— start Extracted information —

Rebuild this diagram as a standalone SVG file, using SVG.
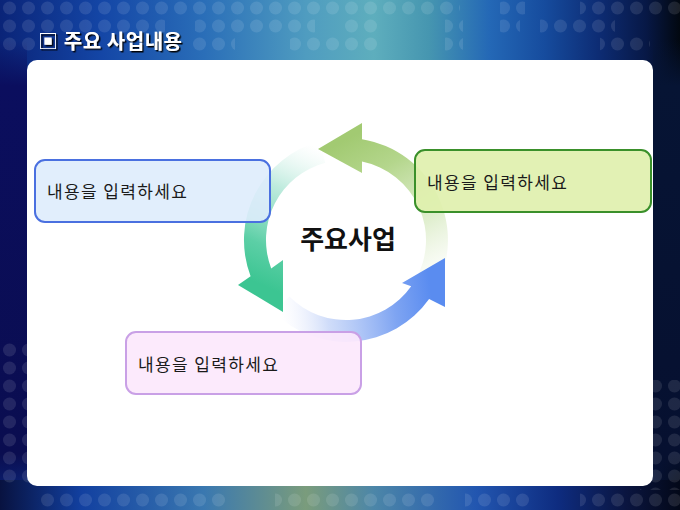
<svg xmlns="http://www.w3.org/2000/svg" width="680" height="510" viewBox="0 0 680 510">
<style>
.box-text{font-family:"Noto Sans CJK KR","Noto Sans",sans-serif;font-size:17px;fill:#1a1a1a}
.title{font-family:"Noto Sans CJK KR","Noto Sans",sans-serif;font-size:20px;font-weight:bold;fill:#ffffff}
.center{font-family:"Noto Sans CJK KR","Noto Sans",sans-serif;font-size:26px;font-weight:bold;fill:#111111}
.box{stroke-width:2}
</style>
<defs>
<linearGradient id="bgTop" x1="0" y1="0" x2="680" y2="0" gradientUnits="userSpaceOnUse">
<stop offset="0" stop-color="#0a2478"/>
<stop offset="0.15" stop-color="#1446a6"/>
<stop offset="0.3" stop-color="#2a6eb8"/>
<stop offset="0.45" stop-color="#4f9cc0"/>
<stop offset="0.55" stop-color="#5eaebd"/>
<stop offset="0.63" stop-color="#4696b0"/>
<stop offset="0.72" stop-color="#2468b6"/>
<stop offset="0.8" stop-color="#164c9e"/>
<stop offset="0.88" stop-color="#0d2c74"/>
<stop offset="0.95" stop-color="#071846"/>
<stop offset="1" stop-color="#020810"/>
</linearGradient>
<linearGradient id="bgBot" x1="0" y1="0" x2="680" y2="0" gradientUnits="userSpaceOnUse">
<stop offset="0" stop-color="#081240"/>
<stop offset="0.12" stop-color="#1240a0"/>
<stop offset="0.3" stop-color="#3a78b0"/>
<stop offset="0.45" stop-color="#7a9c7c"/>
<stop offset="0.55" stop-color="#4c86a8"/>
<stop offset="0.7" stop-color="#2256b0"/>
<stop offset="0.82" stop-color="#0e2c80"/>
<stop offset="0.92" stop-color="#0a1540"/>
<stop offset="1" stop-color="#030818"/>
</linearGradient>
<linearGradient id="sideL" x1="0" y1="40" x2="0" y2="500" gradientUnits="userSpaceOnUse">
<stop offset="0" stop-color="#0b0e5e" stop-opacity="0"/>
<stop offset="0.1" stop-color="#0b0e5e" stop-opacity="1"/>
<stop offset="0.9" stop-color="#0a0d50" stop-opacity="1"/>
<stop offset="1" stop-color="#0a0d50" stop-opacity="0"/>
</linearGradient>
<linearGradient id="sideR" x1="0" y1="40" x2="0" y2="500" gradientUnits="userSpaceOnUse">
<stop offset="0" stop-color="#061434" stop-opacity="0"/>
<stop offset="0.1" stop-color="#061434" stop-opacity="1"/>
<stop offset="0.9" stop-color="#061030" stop-opacity="1"/>
<stop offset="1" stop-color="#061030" stop-opacity="0"/>
</linearGradient>
<pattern id="dots" x="0" y="-1" width="19" height="18" patternUnits="userSpaceOnUse">
<circle cx="9.5" cy="9" r="6.5" fill="#ffffff" fill-opacity="0.1"/>
</pattern>
<pattern id="dotsB" x="0" y="491" width="19" height="18" patternUnits="userSpaceOnUse">
<circle cx="9.5" cy="9" r="6.5" fill="#ffffff" fill-opacity="0.1"/>
</pattern>
<linearGradient id="gGreen" x1="428" y1="290" x2="345" y2="140" gradientUnits="userSpaceOnUse">
<stop offset="0" stop-color="#e6f0d8" stop-opacity="0"/>
<stop offset="0.35" stop-color="#d4e8bc" stop-opacity="0.7"/>
<stop offset="0.75" stop-color="#b4d68c"/>
<stop offset="1" stop-color="#a2ca72"/>
</linearGradient>
<linearGradient id="gTeal" x1="322" y1="150" x2="262" y2="285" gradientUnits="userSpaceOnUse">
<stop offset="0" stop-color="#d8f2ea" stop-opacity="0"/>
<stop offset="0.35" stop-color="#a8e4d2" stop-opacity="0.75"/>
<stop offset="0.75" stop-color="#5ccfa6"/>
<stop offset="1" stop-color="#3cc592"/>
</linearGradient>
<linearGradient id="gBlue" x1="280" y1="306" x2="430" y2="285" gradientUnits="userSpaceOnUse">
<stop offset="0" stop-color="#e8ecfc" stop-opacity="0"/>
<stop offset="0.3" stop-color="#c4d4f8" stop-opacity="0.8"/>
<stop offset="0.75" stop-color="#7ea4f2"/>
<stop offset="1" stop-color="#5a8cf0"/>
</linearGradient>
<filter id="shadow" x="-10%" y="-30%" width="130%" height="170%">
<feDropShadow dx="1.5" dy="1.5" stdDeviation="0.6" flood-color="#000000" flood-opacity="0.95"/>
</filter>
</defs>

<g id="background">
<rect x="0" y="0" width="680" height="510" fill="url(#bgTop)"/>
<rect x="0" y="40" width="27" height="460" fill="url(#sideL)"/>
<rect x="653" y="40" width="27" height="460" fill="url(#sideR)"/>
<rect x="0" y="480" width="680" height="30" fill="url(#bgBot)"/>
<rect x="0" y="0" width="460" height="18" fill="url(#dots)"/>
<rect x="500" y="0" width="25" height="18" fill="url(#dots)"/>
<rect x="580" y="0" width="100" height="18" fill="url(#dots)"/>
<rect x="0" y="18" width="165" height="18" fill="url(#dots)"/>
<rect x="195" y="18" width="120" height="18" fill="url(#dots)"/>
<rect x="345" y="18" width="35" height="18" fill="url(#dots)"/>
<rect x="445" y="18" width="18" height="18" fill="url(#dots)"/>
<rect x="500" y="18" width="20" height="18" fill="url(#dots)"/>
<rect x="540" y="18" width="75" height="18" fill="url(#dots)"/>
<rect x="0" y="36" width="35" height="18" fill="url(#dots)"/>
<rect x="190" y="36" width="45" height="18" fill="url(#dots)"/>
<rect x="290" y="36" width="90" height="18" fill="url(#dots)"/>
<rect x="445" y="36" width="18" height="18" fill="url(#dots)"/>
<rect x="600" y="36" width="50" height="18" fill="url(#dots)"/>
<rect x="0" y="341" width="40" height="145" fill="url(#dots)"/>
<rect x="640" y="380" width="40" height="110" fill="url(#dots)"/>
<rect x="38" y="491" width="192" height="18" fill="url(#dotsB)"/>
<rect x="275" y="491" width="160" height="18" fill="url(#dotsB)"/>
<rect x="465" y="491" width="70" height="18" fill="url(#dotsB)"/>
<rect x="580" y="491" width="100" height="18" fill="url(#dotsB)"/>
</g>

<g id="title">
<text class="title" x="38" y="49" textLength="144" lengthAdjust="spacing" filter="url(#shadow)">▣ 주요 사업내용</text>
</g>

<g id="panel">
<rect x="27" y="60" width="626" height="426" rx="10" ry="10" fill="#ffffff"/>
</g>

<g id="cycle-arrows">
<path d="M318,149 L362,123 L362,139.3 A102,102 0 0 1 434.3,291 L415.3,280 A80,80 0 0 0 362,161.6 L362,173 Z" fill="url(#gGreen)"/>
<path d="M445,258 L445,307 L429.1,299.1 A102,102 0 0 1 273.9,312.1 L289.4,296.6 A80,80 0 0 0 411.2,286.3 L402,283 Z" fill="url(#gBlue)"/>
<path d="M283,312 L238,285 L250.6,276.2 A102,102 0 0 1 319.6,141.5 L325.3,162.7 A80,80 0 0 0 271.2,268.4 L283,260 Z" fill="url(#gTeal)"/>
</g>

<g id="center-node">
<text class="center" x="348" y="249" text-anchor="middle">주요사업</text>
</g>

<g id="box-left">
<rect class="box" x="35" y="160" width="235" height="62" rx="10" ry="10" fill="#deecfc" fill-opacity="0.9" stroke="#4a70e0"/>
<text class="box-text" x="47" y="198" textLength="140" lengthAdjust="spacing">내용을 입력하세요</text>
</g>

<g id="box-right">
<rect class="box" x="415" y="150" width="236" height="62" rx="10" ry="10" fill="#e0f0ae" fill-opacity="0.92" stroke="#3a902a"/>
<text class="box-text" x="427" y="189" textLength="140" lengthAdjust="spacing">내용을 입력하세요</text>
</g>

<g id="box-bottom">
<rect class="box" x="126" y="332" width="235" height="62" rx="10" ry="10" fill="#fce8fc" fill-opacity="0.92" stroke="#c9a0e6"/>
<text class="box-text" x="138" y="371" textLength="140" lengthAdjust="spacing">내용을 입력하세요</text>
</g>
</svg>
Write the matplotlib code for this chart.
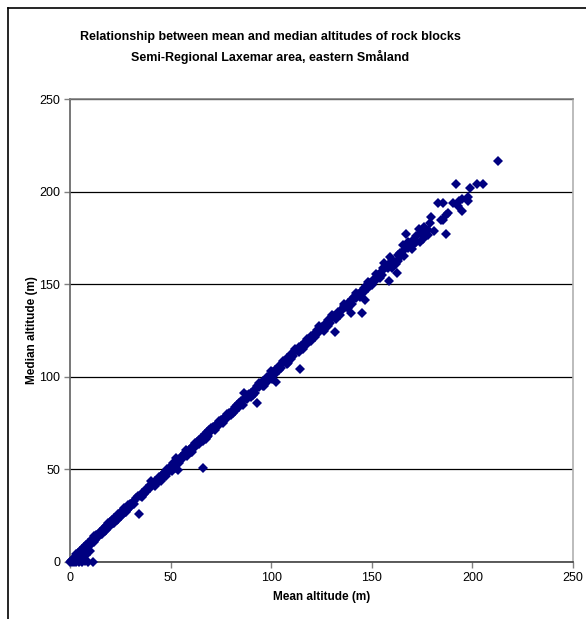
import matplotlib
matplotlib.use("Agg")
import matplotlib.pyplot as plt
from matplotlib.lines import Line2D

plt.rcParams['font.family'] = ['Liberation Sans', 'DejaVu Sans']

# mean and median altitudes (m)
mean_low = [0, 0.5, 1, 1.5, 2, 2.5, 3, 3.5, 4, 4.5, 5, 5.5, 6, 6.5, 7, 7.5, 8, 8.5, 9, 9.5, 10, 10.5,
            1, 2, 3, 4.5, 6, 7.5, 9, 11.5, 4, 6, 8, 10, 7, 5]
median_low = [0, 0.3, 1.2, 0.5, 2.4, 1.8, 3.5, 2.6, 4.8, 3.9, 6.2, 5.1, 7.0, 5.8, 8.3, 7.1, 9.0, 7.6, 10.4, 9.2, 11.0, 9.8,
              0, 0, 0, 0, 0, 0.3, 0, 0, 1.5, 2.5, 4, 6, 3.2, 1]

mean_mid = [11, 11.5, 12, 12.5, 13, 13.5, 14, 14.5, 15, 15.5, 16, 16.5, 17, 17.5, 18, 18.5, 19, 19.5, 20, 20.5,
            21, 21.5, 22, 22.5, 23, 23.5, 24, 24.5, 25, 25.5, 26, 26.5, 27, 27.5, 28, 28.5, 29, 29.5, 30, 31,
            32, 33, 34.3, 35, 36, 37, 38, 39, 40, 40.5, 41, 42, 43, 44, 45, 45.5, 46, 47, 47.5, 48,
            49, 50, 50.5, 51, 52, 52.5, 53, 53.5, 54, 55, 56, 57, 57.5, 58, 59, 60, 60.5, 61, 62, 63,
            64, 65, 66.1, 66, 67, 67.5, 68, 68.5, 69, 70, 71, 72, 73, 74, 75, 76, 77, 78, 79, 80,
            81, 82, 83, 84, 85, 86, 86.5, 87, 88, 89, 90, 91, 92, 92.9, 93, 94, 95, 96, 96.5, 97,
            98, 99, 100, 100.5, 101, 102, 102.4, 103, 104, 105, 106, 107, 108, 108.5, 109, 110, 111, 112, 113, 114,
            114.3, 115, 116, 117, 118, 119, 120, 121, 122, 123, 124, 125, 126, 127, 128, 129, 130, 131, 131.7, 132,
            133, 134, 135, 136, 137, 138, 139, 139.7, 140, 141, 142, 143, 144, 145, 145.1, 146, 146.6, 147, 148, 149]
median_mid = [12.5, 10.7, 13.8, 12, 14.6, 13.2, 15.1, 14.6, 16.3, 15.2, 15.0, 17.8, 18.5, 16.9, 19.6, 18.4, 20.8, 19.2, 21.5, 20.3,
              22.6, 21.0, 23.8, 22.2, 24.4, 22.8, 25.9, 24.1, 26.6, 25.0, 27.5, 25.8, 28.9, 27.2, 29.4, 28.0, 30.6, 29.1, 31.2, 31.8,
              33.0, 34.5, 25.9, 35.6, 37.1, 36.8, 39.4, 39.9, 41.7, 44, 42.0, 43.6, 42.5, 45.7, 44.0, 47.2, 47.6, 48.4, 46.5, 50.1,
              50.4, 51.8, 49.3, 53.5, 52.2, 56, 54.6, 49.5, 55.3, 56.8, 55.9, 58.9, 60.5, 58.1, 60.7, 61.4, 59.5, 62.9, 62.2, 64.8,
              63.5, 66.9, 50.8, 67.3, 69.2, 66.5, 70.1, 68.3, 71.5, 70.6, 72.8, 73.2, 74.7, 74.0, 76.6, 77.3, 78.5, 78.0, 80.6, 81.2,
              80.3, 83.5, 84.6, 83.8, 86.9, 87.4, 91.3, 88.6, 87.9, 90.8, 91.5, 90.2, 93.6, 85.9, 94.8, 94.3, 96.7, 97.5, 95.0, 98.4,
              99.8, 100.6, 101.1, 99.0, 102.7, 103.9, 97.2, 104.2, 105.8, 104.5, 107.6, 108.3, 109.9, 107.5, 110.4, 112.1, 111.3, 113.7, 114.6, 113.5,
              104.2, 116.8, 117.4, 118.9, 117.6, 120.5, 121.8, 120.9, 123.6, 125.1, 124.3, 126.8, 127.2, 128.9, 130.4, 129.1, 131.8, 132.6, 124.2, 133.1,
              135.0, 135.7, 136.3, 138.2, 137.6, 139.8, 140.5, 134.4, 141.9, 143.2, 142.4, 144.8, 145.5, 146.1, 134.4, 147.9, 141.5, 149.2, 148.1, 150.6]

mean_high = [150, 151, 152, 153, 154, 155, 155.6, 156, 157, 158, 158.5, 159, 160, 161.5, 162.5, 163, 163, 164, 165.5, 166,
             167, 167, 168, 169, 170.5, 171, 172, 173.5, 174, 175.4, 176, 177.9, 178.9, 179.4, 180.9, 182.9, 184.4, 185.4, 185.4, 186.9,
             186.9, 187.9, 190.4, 191.8, 192.8, 193.3, 194.8, 194.8, 197.8, 197.8, 198.8, 202.3, 205.3, 212.7]
median_high = [151.3, 152.8, 152.0, 154.9, 156.0, 155.2, 158.7, 158.1, 159.3, 158.9, 151.7, 164.7, 158.7, 162, 156, 166, 162.5, 164.7, 171.2, 168.5,
               177, 170, 169.5, 172, 171.2, 174.5, 173, 179.8, 177.5, 174.4, 178, 179.3, 183, 186.4, 178.8, 194, 184.7, 184.7, 194, 187.4,
               177, 188.6, 194, 204, 192, 195, 196, 189.7, 197, 195, 202, 204, 204, 216.5]

# second pass through the band: points on either edge of the main line
mean_edge = [3, 5, 7, 9, 12, 14, 16, 18, 20, 22, 24, 26, 28, 30, 32, 34, 36, 38, 40, 42,
             44, 46, 48, 50, 52, 54, 56, 58, 60, 62, 64, 66, 68, 70, 72, 74, 76, 78, 80, 82,
             84, 86, 88, 90, 92, 94, 96, 98, 100, 102, 104, 106, 108, 110, 112, 114, 116, 118, 120, 122,
             124, 126, 128, 130, 132, 134, 136, 138, 140, 142, 144, 146, 148, 150, 152, 154, 156, 158, 160, 162,
             164, 166, 168, 170, 172, 174, 176, 178]
median_edge = [4.5, 4, 6.5, 8, 11, 13.9, 16.8, 17.2, 19.5, 21.3, 23.2, 26.4, 27.1, 29.6, 31.5, 35.8, 35.2, 37.6, 39.8, 41.2,
               43.5, 45.1, 47.9, 49.6, 51.0, 53.4, 57.8, 57.0, 59.2, 64.0, 65.9, 65.1, 67.4, 72.6, 71.1, 76.2, 75.3, 80.1, 79.2, 81.6,
               86.1, 85.0, 90.3, 89.1, 91.4, 96.6, 95.2, 97.1, 102.9, 101.3, 103.6, 108.8, 106.9, 109.4, 115.2, 116.3, 115.1, 120.4, 119.3, 121.5,
               127.2, 125.0, 127.6, 133.4, 131.2, 133.6, 139.3, 137.1, 139.4, 145.3, 143.2, 145.6, 151.2, 149.5, 155.4, 153.3, 161.2, 160.6, 163.2, 161.0,
               167.1, 165.3, 173.0, 168.9, 176.1, 172.6, 180.8, 176.5]

ticks = [0, 50, 100, 150, 200, 250]

fig = plt.figure(figsize=(5.86, 6.19), dpi=100)
ax = fig.add_axes([70 / 586, 57 / 619, 503 / 586, 463 / 619])

for mx, my in [(mean_low, median_low), (mean_mid, median_mid),
               (mean_high, median_high), (mean_edge, median_edge)]:
    ax.plot(mx, my, linestyle='none', marker='D', markersize=4.6,
            color='#000080', markeredgewidth=0, clip_on=False, zorder=3)

ax.set_xlim(0, 250)
ax.set_ylim(0, 250)
ax.set_xticks(ticks)
ax.set_yticks(ticks)
ax.tick_params(direction='out', length=4, width=1, color='#808080',
               labelsize=9, pad=3)
ax.yaxis.grid(True, color='black', linewidth=0.9)
ax.set_axisbelow(True)

ax.spines['left'].set_color('#606060')
ax.spines['bottom'].set_color('#404040')
ax.spines['top'].set_color('#808080')
ax.spines['right'].set_color('#b0b0b0')
for s in ax.spines.values():
    s.set_linewidth(1.2)

ax.set_xlabel('Mean altitude (m)', fontsize=8.5, fontweight='bold', labelpad=5)
ax.set_ylabel('Median altitude (m)', fontsize=8.5, fontweight='bold', labelpad=1)

fig.text(270 / 586, 1 - 37 / 619, 'Relationship between mean and median altitudes of rock blocks',
         ha='center', va='center', fontsize=9, fontweight='bold')
fig.text(270 / 586, 1 - 57 / 619, 'Semi-Regional Laxemar area, eastern Småland',
         ha='center', va='center', fontsize=9, fontweight='bold')

# chart border (only left and top edges show in the crop)
fig.add_artist(Line2D([8 / 586, 8 / 586], [0, 1 - 8 / 619], color='black', linewidth=1.2))
fig.add_artist(Line2D([8 / 586, 1], [1 - 8 / 619, 1 - 8 / 619], color='black', linewidth=1.2))

fig.savefig('out.png', dpi=100)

— end Extracted information —

- **The problem**:
Write down exactly what the lines above say, from the line holding "Write the matplotlib code for this chart." through the line holding "4, 6, 3.2, 1]", and nothing more. Do not copy the pictures.

- **Worked solution**:
Write the matplotlib code for this chart.
import matplotlib
matplotlib.use("Agg")
import matplotlib.pyplot as plt
from matplotlib.lines import Line2D

plt.rcParams['font.family'] = ['Liberation Sans', 'DejaVu Sans']

# mean and median altitudes (m)
mean_low = [0, 0.5, 1, 1.5, 2, 2.5, 3, 3.5, 4, 4.5, 5, 5.5, 6, 6.5, 7, 7.5, 8, 8.5, 9, 9.5, 10, 10.5,
            1, 2, 3, 4.5, 6, 7.5, 9, 11.5, 4, 6, 8, 10, 7, 5]
median_low = [0, 0.3, 1.2, 0.5, 2.4, 1.8, 3.5, 2.6, 4.8, 3.9, 6.2, 5.1, 7.0, 5.8, 8.3, 7.1, 9.0, 7.6, 10.4, 9.2, 11.0, 9.8,
              0, 0, 0, 0, 0, 0.3, 0, 0, 1.5, 2.5, 4, 6, 3.2, 1]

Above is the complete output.